That's a lousy thing to have happen and would first of all give me concern about staying there for the immediate future.
To me it looks like a 38 caliber, lead slug {wad cutter} that is used mostly for target shooting. No metal jacket. I'm not sure of the distance at all.

Another possible reason for the delay between shots could be that the shooter was hoping to get someone to come outside to see what happened and then shoot whoever came out. For the police or Barangay Police to "blotter" something means they take a written report and that will be the end of their involvement. I hope you are considering staying somewhere else for now unless other houses were hit as well. USE EXTREME CAUTION.


----------



## fmartin_gila (May 15, 2011)

Does look like it came from some kind of homemade firearm evidenced by the lack of any spiral rifling marks.

Fred


----------



## Maxx62 (Dec 31, 2013)

Asian Spirit said:


> That's a lousy thing to have happen and would first of all give me concern about staying there for the immediate future.
> To me it looks like a 38 caliber, lead slug {wad cutter} that is used mostly for target shooting. No metal jacket. I'm not sure of the distance at all.
> 
> Another possible reason for the delay between shots could be that the shooter was hoping to get someone to come outside to see what happened and then shoot whoever came out. For the police or Barangay Police to "blotter" something means they take a written report and that will be the end of their involvement. I hope you are considering staying somewhere else for now unless other houses were hit as well. USE EXTREME CAUTION.

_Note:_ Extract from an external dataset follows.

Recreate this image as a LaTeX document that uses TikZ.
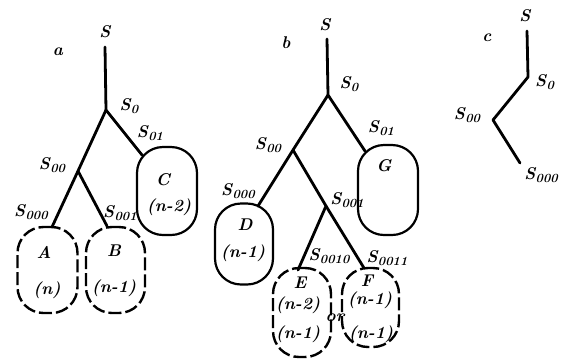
\documentclass[tikz,border=0pt]{standalone}
\usetikzlibrary{positioning}
\newcommand{\Sl}[1]{\textbf{\textit{S}}\kern0.3pt\raisebox{-3.5pt}{\fontsize{12.5}{14}\selectfont\bfseries\itshape #1}}
\tikzset{
  branch/.style={line width=2.8pt, line cap=round, line join=round},
  lbl/.style={font=\fontsize{17}{19}\selectfont\bfseries\itshape, inner sep=0pt},
  boxsolid/.style={draw, line width=2.2pt, rounded corners=26pt},
  boxdash/.style={draw, line width=2.4pt, rounded corners=26pt, dash pattern=on 13pt off 4pt},
  txt/.style={font=\fontsize{17}{19}\selectfont\bfseries\itshape, inner sep=0pt},
}
\begin{document}
\begin{tikzpicture}[x=1pt,y=-1pt]
\useasboundingbox (0,0) rectangle (561,360);
% ---------- tree a ----------
\node[lbl] (la) at (58,52) {a};
\node[lbl] (Sa) at (105,32) {S};
\coordinate (ta) at (105,47);
\coordinate (j0a) at (106,110);
\coordinate (j00a) at (78,171);
\coordinate (cA) at (52,227);
\coordinate (cB) at (107,226);
\coordinate (cC) at (142,155);
\node[boxsolid, minimum width=60pt, minimum height=88pt] (C) at (167,191) {};
\node[boxdash, minimum width=60pt, minimum height=86pt] (A) at (47.5,270) {};
\node[boxdash, minimum width=59pt, minimum height=86pt] (B) at (115.5,270) {};
\draw[branch] (ta) -- (j0a) -- (cC);
\draw[branch] (j0a) -- (j00a) -- (cA);
\draw[branch] (j00a) -- (cB);
\node[lbl] (la0) at (129,106) {\Sl{0}};
\node[lbl] (la01) at (150,133) {\Sl{01}};
\node[lbl] (la00) at (52,165) {\Sl{00}};
\node[lbl] (la000) at (31,212) {\Sl{000}};
\node[lbl] (la001) at (120,213) {\Sl{001}};
\node[txt] (tC1) at (163,180) {C};
\node[txt] (tC2) at (169,207) {(n-2)};
\node[txt] (tA1) at (44,252) {A};
\node[txt] (tA2) at (47,290) {(n)};
\node[txt] (tB1) at (114,251) {B};
\node[txt] (tB2) at (114,288) {(n-1)};
% ---------- tree b ----------
\node[lbl] (lb) at (286,43) {b};
\node[lbl] (Sb) at (325,25) {S};
\coordinate (tb) at (327,39);
\coordinate (j0b) at (328,95);
\coordinate (j00b) at (293,150);
\coordinate (j001b) at (326,206);
\coordinate (cG) at (365,151);
\coordinate (cD) at (258,206);
\coordinate (cE) at (298,270);
\coordinate (cF) at (364,268);
\node[boxsolid, minimum width=60pt, minimum height=90pt] (G) at (388,190) {};
\node[boxsolid, minimum width=58pt, minimum height=81pt] (D) at (244,244) {};
\node[boxdash, minimum width=58pt, minimum height=89pt] (E) at (302,312.5) {};
\node[boxdash, minimum width=57pt, minimum height=79pt] (F) at (370.5,307.5) {};
\draw[branch] (tb) -- (j0b) -- (cG);
\draw[branch] (j0b) -- (j00b) -- (cD);
\draw[branch] (j00b) -- (j001b) -- (cE);
\draw[branch] (j001b) -- (cF);
\node[lbl] (lb0) at (349,84) {\Sl{0}};
\node[lbl] (lb01) at (381,128) {\Sl{01}};
\node[lbl] (lb00) at (268,145) {\Sl{00}};
\node[lbl] (lb000) at (238,191) {\Sl{000}};
\node[lbl] (lb001) at (347,200) {\Sl{001}};
\node[lbl] (lb0010) at (329,256) {\Sl{0010}};
\node[lbl] (lb0011) at (387,258) {\Sl{0011}};
\node[txt] (tG) at (384,166) {G};
\node[txt] (tD1) at (245,225) {D};
\node[txt] (tD2) at (243,253) {(n-1)};
\node[txt] (tE1) at (300,283) {E};
\node[txt] (tE2) at (298,305) {(n-2)};
\node[txt] (tE3) at (298,334) {(n-1)};
\node[txt] (tor) at (335,318) {or};
\node[txt] (tF1) at (367,281) {F};
\node[txt] (tF2) at (370,300) {(n-1)};
\node[txt] (tF3) at (371,334) {(n-1)};
% ---------- tree c ----------
\node[lbl] (lc) at (487,38) {c};
\node[lbl] (Sc) at (525,16) {S};
\coordinate (tc) at (527,31);
\coordinate (j0c) at (528,77);
\coordinate (j00c) at (493,120);
\coordinate (ec) at (520,163);
\draw[branch] (tc) -- (j0c) -- (j00c) -- (ec);
\node[lbl, anchor=west] (lc0) at (535,82) {\Sl{0}};
\node[lbl] (lc00) at (467,115) {\Sl{00}};
\node[lbl, anchor=east] (lc000) at (558,175) {\Sl{000}};
\end{tikzpicture}
\end{document}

So far it hasn't happened again, but if it does, I'm out of here.


----------



## Maxx62 (Dec 31, 2013)

For whatever it's worth, one of the helpers found this second round laying in the gravel near our foot path. I'm guessing that the shaved side alone one side of the bullet is occurring as the bullet travels down the makeshift barrel? Most likely a 3/8" galvanized pipe, or something like that. I hope the darned thing blows up in his hand.


----------



## Asian Spirit (Mar 1, 2010)

Maxx62 said:


> So far it hasn't happened again, but if it does, I'm out of here.


I'm assuming you want to stay where you are. Just a thought/suggestion. Might be worth it to buy several CCTV cams and have them installed around the outside of your place. That way if it should happen again and the perp is on video the police have to do more than blotter the incident.


----------



## Zep (Jun 8, 2017)

Since you heard the shots do you remember how long it was before the bullets hit the roof? 

If a long time like 10-30 seconds then I think the bullets did not penetrate the roof because they were more than likely falling from the sky under gravity and not aimed at your house in a low trajectory. Odd that three would hit the house though unless someone was trying to shoot something in a tree from the same angle and your roof just happened to be where they fell.

Even if this is the case it would not make me feel much safer as you would still have careless neighbors firing guns with little concern for human life.

If they hit your roof immediately after the gunfire sound then it would be a low trajectory shot but most likely from a crappy .25 caliber or home made (not enough gun powder) larger round. This would be the most disturbing as it was either aimed at the house or someone is too stupid to know there could be a house beyond a tree or other object.

I hear what I think is gunfire (could be firecrackers) around my place once in a while and often wonder when/if something will land nearby.


----------



## Asian Spirit (Mar 1, 2010)

Maxx62 said:


> For whatever it's worth, one of the helpers found this second round laying in the gravel near our foot path. I'm guessing that the shaved side alone one side of the bullet is occurring as the bullet travels down the makeshift barrel? Most likely a 3/8" galvanized pipe, or something like that. I hope the darned thing blows up in his hand.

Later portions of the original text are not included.